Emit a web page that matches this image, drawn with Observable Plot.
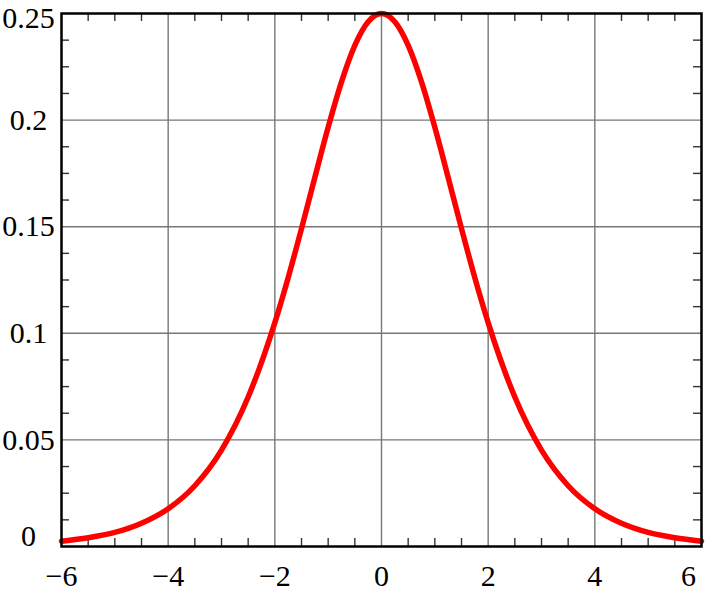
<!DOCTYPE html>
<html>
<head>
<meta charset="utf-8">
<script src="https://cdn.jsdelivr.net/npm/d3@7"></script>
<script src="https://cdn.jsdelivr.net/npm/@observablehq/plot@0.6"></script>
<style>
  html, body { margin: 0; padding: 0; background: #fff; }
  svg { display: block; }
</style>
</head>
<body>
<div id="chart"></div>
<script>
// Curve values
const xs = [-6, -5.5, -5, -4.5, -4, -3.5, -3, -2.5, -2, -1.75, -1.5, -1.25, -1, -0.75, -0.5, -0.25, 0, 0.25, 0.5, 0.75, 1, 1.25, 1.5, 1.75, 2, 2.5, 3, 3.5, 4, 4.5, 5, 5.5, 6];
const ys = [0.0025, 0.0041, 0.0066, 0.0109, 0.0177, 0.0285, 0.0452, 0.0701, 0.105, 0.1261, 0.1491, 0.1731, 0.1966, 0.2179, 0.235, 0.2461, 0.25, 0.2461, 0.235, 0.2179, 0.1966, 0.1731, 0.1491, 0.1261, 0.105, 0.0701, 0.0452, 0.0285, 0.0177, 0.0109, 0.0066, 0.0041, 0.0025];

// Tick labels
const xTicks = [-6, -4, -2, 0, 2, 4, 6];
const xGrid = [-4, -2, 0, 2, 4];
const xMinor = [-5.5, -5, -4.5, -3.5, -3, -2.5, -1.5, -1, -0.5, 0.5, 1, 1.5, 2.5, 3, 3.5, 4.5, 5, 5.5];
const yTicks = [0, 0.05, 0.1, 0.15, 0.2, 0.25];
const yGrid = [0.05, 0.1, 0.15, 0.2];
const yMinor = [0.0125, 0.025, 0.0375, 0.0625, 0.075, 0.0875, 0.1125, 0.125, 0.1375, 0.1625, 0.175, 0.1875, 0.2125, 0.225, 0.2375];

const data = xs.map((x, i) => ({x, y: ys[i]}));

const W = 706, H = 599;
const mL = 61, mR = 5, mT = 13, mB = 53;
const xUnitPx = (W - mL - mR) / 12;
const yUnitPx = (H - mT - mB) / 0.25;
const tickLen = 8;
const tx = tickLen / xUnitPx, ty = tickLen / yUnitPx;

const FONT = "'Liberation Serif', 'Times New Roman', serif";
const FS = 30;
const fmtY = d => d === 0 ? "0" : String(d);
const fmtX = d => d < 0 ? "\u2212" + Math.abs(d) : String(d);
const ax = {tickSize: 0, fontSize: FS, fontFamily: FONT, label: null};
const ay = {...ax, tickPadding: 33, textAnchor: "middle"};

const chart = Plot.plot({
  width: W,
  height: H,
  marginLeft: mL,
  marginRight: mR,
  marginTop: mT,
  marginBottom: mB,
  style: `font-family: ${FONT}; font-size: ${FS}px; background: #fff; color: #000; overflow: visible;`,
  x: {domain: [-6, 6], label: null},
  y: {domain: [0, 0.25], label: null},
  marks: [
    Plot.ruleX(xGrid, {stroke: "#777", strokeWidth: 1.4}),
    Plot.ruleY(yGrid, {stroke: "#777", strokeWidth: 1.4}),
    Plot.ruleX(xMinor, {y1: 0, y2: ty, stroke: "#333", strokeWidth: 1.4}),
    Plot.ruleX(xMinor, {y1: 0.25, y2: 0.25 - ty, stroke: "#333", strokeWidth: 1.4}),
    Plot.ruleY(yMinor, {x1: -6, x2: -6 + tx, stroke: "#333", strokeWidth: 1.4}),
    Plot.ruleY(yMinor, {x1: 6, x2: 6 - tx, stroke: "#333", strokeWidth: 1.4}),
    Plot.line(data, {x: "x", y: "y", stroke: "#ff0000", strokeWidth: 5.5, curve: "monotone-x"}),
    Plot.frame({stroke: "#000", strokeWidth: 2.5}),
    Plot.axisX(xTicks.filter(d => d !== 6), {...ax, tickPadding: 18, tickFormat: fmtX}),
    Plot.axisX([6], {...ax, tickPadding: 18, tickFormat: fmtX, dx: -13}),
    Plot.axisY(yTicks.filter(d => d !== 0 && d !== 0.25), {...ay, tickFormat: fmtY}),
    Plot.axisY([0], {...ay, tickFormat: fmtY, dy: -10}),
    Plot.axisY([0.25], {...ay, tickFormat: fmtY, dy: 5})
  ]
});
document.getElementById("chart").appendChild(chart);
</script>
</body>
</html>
···
■ **Exercise brief**: Repeat exactly and only the lines from the start of the data above through the line that holds "0.0066, 0.0041, 0.0025];", inclusive. Pictures do not belong in the copy.

■ **Correct response**:
Emit a web page that matches this image, drawn with Observable Plot.
<!DOCTYPE html>
<html>
<head>
<meta charset="utf-8">
<script src="https://cdn.jsdelivr.net/npm/d3@7"></script>
<script src="https://cdn.jsdelivr.net/npm/@observablehq/plot@0.6"></script>
<style>
  html, body { margin: 0; padding: 0; background: #fff; }
  svg { display: block; }
</style>
</head>
<body>
<div id="chart"></div>
<script>
// Curve values
const xs = [-6, -5.5, -5, -4.5, -4, -3.5, -3, -2.5, -2, -1.75, -1.5, -1.25, -1, -0.75, -0.5, -0.25, 0, 0.25, 0.5, 0.75, 1, 1.25, 1.5, 1.75, 2, 2.5, 3, 3.5, 4, 4.5, 5, 5.5, 6];
const ys = [0.0025, 0.0041, 0.0066, 0.0109, 0.0177, 0.0285, 0.0452, 0.0701, 0.105, 0.1261, 0.1491, 0.1731, 0.1966, 0.2179, 0.235, 0.2461, 0.25, 0.2461, 0.235, 0.2179, 0.1966, 0.1731, 0.1491, 0.1261, 0.105, 0.0701, 0.0452, 0.0285, 0.0177, 0.0109, 0.0066, 0.0041, 0.0025];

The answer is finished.